WHAT IS NEEDED.
From the first line of the listing below to the line with "432, 456, 483]", print each line exactly, and nothing more. Leave out the pictures.
------ SUPPLIED INFORMATION ------
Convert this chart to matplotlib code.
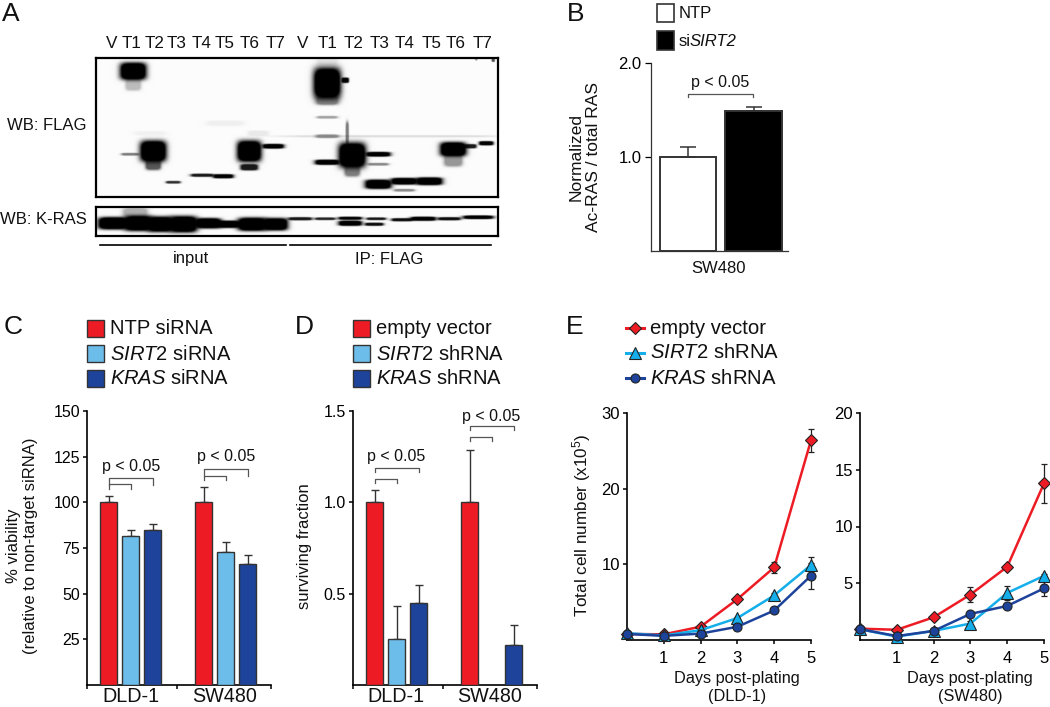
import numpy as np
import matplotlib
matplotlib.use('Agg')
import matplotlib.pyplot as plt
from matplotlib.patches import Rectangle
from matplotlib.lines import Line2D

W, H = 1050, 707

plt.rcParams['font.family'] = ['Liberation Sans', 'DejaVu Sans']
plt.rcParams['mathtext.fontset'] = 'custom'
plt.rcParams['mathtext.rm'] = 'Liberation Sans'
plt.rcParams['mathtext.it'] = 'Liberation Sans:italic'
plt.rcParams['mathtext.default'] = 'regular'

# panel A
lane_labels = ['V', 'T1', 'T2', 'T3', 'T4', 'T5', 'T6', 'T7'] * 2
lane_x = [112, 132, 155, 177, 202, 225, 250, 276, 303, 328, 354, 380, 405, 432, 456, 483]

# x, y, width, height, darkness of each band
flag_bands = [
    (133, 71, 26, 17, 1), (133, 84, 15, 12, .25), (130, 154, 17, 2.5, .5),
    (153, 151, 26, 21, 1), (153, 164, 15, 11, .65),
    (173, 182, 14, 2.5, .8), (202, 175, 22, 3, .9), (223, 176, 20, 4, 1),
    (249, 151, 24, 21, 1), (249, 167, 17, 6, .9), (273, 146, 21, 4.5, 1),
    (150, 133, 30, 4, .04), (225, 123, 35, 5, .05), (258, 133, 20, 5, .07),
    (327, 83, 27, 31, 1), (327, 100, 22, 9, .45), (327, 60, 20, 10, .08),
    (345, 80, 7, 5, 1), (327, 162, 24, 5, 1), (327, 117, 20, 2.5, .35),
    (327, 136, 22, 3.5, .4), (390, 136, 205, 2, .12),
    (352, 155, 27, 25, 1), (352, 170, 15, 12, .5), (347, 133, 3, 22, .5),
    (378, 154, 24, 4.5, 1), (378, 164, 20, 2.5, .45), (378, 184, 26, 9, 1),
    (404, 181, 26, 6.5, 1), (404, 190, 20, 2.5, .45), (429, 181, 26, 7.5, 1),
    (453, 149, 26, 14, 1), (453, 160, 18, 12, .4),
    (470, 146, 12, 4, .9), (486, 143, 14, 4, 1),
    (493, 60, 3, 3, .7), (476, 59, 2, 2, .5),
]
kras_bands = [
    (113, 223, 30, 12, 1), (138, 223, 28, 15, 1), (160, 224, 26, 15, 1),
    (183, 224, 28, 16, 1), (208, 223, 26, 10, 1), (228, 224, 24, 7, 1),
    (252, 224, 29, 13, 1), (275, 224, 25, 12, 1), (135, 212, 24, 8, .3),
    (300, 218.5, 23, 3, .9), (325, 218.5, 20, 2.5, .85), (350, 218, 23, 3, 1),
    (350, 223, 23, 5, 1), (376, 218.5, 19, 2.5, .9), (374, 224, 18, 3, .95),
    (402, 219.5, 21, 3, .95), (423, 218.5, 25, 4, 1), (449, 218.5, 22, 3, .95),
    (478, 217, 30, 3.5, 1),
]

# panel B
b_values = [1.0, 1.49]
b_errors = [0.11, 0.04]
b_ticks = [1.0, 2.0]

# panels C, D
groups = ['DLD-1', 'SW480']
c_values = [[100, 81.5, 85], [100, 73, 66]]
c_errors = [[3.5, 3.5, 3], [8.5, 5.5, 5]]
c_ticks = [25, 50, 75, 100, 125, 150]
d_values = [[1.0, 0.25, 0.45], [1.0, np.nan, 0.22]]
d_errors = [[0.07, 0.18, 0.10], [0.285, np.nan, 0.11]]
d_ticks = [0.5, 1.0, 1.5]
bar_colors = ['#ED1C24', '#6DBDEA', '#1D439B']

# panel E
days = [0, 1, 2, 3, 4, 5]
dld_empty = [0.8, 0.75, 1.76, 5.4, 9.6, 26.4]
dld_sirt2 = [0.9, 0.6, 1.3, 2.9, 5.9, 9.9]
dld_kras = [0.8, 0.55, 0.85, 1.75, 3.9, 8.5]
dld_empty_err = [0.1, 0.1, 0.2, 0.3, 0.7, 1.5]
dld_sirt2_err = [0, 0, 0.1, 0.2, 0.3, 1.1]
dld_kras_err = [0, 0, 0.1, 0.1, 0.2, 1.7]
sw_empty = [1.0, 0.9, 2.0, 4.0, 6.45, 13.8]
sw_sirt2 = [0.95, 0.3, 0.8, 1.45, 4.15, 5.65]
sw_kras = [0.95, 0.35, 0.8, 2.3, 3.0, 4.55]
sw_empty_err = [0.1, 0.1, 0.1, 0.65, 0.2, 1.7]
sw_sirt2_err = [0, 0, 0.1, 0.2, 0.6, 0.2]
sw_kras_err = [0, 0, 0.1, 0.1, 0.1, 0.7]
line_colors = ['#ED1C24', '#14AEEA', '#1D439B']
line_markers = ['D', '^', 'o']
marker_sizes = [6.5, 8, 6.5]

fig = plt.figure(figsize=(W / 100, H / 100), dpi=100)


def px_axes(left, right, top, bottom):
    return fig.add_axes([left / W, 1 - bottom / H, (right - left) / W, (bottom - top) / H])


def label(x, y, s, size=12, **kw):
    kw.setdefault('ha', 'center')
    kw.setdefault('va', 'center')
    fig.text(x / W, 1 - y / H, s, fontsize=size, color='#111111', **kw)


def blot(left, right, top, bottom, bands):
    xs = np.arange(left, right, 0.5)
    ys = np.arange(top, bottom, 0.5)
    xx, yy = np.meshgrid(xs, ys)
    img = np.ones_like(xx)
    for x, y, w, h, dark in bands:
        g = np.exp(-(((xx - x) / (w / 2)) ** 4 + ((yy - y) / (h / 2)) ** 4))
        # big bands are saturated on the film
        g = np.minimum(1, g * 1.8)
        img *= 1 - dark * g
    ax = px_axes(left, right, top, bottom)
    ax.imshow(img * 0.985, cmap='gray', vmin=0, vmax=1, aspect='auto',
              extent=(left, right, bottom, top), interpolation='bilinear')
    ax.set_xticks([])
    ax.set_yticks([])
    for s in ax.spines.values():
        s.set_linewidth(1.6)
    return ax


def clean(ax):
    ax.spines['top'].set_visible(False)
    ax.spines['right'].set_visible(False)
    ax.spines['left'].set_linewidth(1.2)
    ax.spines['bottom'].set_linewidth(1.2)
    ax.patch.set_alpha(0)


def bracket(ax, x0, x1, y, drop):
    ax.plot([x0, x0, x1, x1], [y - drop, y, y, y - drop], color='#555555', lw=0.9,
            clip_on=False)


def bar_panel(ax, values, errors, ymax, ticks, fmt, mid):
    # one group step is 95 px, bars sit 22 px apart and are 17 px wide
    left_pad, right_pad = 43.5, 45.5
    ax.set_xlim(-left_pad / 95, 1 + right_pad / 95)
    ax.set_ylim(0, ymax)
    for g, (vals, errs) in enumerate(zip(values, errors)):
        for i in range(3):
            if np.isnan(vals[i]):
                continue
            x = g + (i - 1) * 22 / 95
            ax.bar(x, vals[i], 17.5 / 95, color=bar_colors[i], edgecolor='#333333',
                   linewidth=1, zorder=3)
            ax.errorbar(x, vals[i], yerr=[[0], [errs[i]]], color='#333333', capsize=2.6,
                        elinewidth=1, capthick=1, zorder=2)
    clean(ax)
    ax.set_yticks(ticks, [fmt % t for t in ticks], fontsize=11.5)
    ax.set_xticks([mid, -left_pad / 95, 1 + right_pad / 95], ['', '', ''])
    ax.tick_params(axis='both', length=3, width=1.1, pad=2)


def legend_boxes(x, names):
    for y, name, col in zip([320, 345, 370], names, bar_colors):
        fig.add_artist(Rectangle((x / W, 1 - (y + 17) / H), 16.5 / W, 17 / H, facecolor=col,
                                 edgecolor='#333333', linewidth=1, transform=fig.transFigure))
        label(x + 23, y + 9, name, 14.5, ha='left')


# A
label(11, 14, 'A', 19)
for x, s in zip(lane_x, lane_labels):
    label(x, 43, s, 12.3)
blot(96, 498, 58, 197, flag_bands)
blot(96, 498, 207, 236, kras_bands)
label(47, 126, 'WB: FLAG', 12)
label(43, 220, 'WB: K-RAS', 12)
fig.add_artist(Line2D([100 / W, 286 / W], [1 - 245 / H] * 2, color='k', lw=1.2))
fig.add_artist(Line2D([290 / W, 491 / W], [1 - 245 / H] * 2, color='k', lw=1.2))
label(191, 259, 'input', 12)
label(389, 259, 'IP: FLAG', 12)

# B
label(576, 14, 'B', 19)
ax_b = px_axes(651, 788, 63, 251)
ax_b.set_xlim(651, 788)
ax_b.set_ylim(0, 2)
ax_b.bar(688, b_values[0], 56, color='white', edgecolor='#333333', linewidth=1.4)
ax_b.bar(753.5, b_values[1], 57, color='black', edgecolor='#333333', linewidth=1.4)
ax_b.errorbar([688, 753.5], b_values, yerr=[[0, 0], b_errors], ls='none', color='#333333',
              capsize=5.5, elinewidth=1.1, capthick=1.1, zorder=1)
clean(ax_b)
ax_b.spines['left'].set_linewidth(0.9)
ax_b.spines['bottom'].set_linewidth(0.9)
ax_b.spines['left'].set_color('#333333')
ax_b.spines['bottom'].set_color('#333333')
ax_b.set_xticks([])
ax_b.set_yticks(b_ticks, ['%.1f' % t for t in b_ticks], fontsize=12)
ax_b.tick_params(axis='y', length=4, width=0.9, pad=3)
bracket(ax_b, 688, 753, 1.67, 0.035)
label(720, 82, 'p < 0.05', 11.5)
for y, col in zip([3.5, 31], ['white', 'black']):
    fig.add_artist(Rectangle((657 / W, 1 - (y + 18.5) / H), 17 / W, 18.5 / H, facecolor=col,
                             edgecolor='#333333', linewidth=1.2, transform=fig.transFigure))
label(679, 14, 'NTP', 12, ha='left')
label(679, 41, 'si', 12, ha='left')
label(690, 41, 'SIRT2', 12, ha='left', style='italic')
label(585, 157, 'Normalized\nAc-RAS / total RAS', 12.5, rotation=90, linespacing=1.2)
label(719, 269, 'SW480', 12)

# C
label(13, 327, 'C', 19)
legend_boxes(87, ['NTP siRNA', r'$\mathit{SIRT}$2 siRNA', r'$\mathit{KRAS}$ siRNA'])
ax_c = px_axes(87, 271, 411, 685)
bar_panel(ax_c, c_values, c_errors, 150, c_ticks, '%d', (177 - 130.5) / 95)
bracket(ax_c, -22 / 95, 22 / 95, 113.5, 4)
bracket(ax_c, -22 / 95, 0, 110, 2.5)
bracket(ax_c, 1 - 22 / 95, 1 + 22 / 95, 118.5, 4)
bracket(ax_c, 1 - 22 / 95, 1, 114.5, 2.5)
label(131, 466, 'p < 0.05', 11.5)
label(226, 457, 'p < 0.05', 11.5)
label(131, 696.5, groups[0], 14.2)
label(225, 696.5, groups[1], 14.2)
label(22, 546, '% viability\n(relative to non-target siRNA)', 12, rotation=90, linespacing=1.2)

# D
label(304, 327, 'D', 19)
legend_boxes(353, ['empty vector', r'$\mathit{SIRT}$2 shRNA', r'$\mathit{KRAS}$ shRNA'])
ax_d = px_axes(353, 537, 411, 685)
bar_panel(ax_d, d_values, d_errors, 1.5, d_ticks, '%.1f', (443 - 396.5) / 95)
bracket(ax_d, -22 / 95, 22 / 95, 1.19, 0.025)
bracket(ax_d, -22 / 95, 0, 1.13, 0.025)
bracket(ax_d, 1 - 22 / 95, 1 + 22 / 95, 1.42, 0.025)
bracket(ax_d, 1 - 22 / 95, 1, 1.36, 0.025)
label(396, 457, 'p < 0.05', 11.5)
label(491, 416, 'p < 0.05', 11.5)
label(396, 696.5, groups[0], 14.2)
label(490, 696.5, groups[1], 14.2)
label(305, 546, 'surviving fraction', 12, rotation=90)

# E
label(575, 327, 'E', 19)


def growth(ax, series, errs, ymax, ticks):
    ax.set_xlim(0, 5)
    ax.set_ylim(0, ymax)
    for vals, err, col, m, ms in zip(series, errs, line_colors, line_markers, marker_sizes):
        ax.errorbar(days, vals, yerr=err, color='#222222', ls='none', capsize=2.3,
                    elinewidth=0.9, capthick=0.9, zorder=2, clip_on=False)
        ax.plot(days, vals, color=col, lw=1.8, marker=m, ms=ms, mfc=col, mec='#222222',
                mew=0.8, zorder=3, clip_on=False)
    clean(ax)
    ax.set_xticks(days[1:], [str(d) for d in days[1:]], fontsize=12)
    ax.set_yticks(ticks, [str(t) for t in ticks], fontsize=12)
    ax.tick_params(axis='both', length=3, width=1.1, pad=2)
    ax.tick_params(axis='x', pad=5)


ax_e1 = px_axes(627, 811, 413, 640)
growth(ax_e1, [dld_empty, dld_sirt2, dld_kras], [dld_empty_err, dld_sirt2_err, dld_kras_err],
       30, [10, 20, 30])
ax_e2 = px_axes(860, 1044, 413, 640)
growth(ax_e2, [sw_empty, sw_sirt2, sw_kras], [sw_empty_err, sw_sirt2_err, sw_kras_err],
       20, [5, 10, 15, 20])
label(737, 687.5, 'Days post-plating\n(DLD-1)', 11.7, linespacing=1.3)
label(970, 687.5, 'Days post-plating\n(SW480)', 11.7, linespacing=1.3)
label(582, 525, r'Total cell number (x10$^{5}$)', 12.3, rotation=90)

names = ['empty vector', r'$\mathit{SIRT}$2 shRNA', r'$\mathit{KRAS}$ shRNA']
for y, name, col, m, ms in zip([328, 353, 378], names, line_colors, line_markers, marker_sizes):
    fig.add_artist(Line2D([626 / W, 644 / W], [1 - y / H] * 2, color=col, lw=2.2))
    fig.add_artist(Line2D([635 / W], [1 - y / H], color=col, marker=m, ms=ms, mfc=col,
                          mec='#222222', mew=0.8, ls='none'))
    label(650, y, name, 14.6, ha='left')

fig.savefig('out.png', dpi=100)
------
REPLY TO THE TASK.
Convert this chart to matplotlib code.
import numpy as np
import matplotlib
matplotlib.use('Agg')
import matplotlib.pyplot as plt
from matplotlib.patches import Rectangle
from matplotlib.lines import Line2D

W, H = 1050, 707

plt.rcParams['font.family'] = ['Liberation Sans', 'DejaVu Sans']
plt.rcParams['mathtext.fontset'] = 'custom'
plt.rcParams['mathtext.rm'] = 'Liberation Sans'
plt.rcParams['mathtext.it'] = 'Liberation Sans:italic'
plt.rcParams['mathtext.default'] = 'regular'

# panel A
lane_labels = ['V', 'T1', 'T2', 'T3', 'T4', 'T5', 'T6', 'T7'] * 2
lane_x = [112, 132, 155, 177, 202, 225, 250, 276, 303, 328, 354, 380, 405, 432, 456, 483]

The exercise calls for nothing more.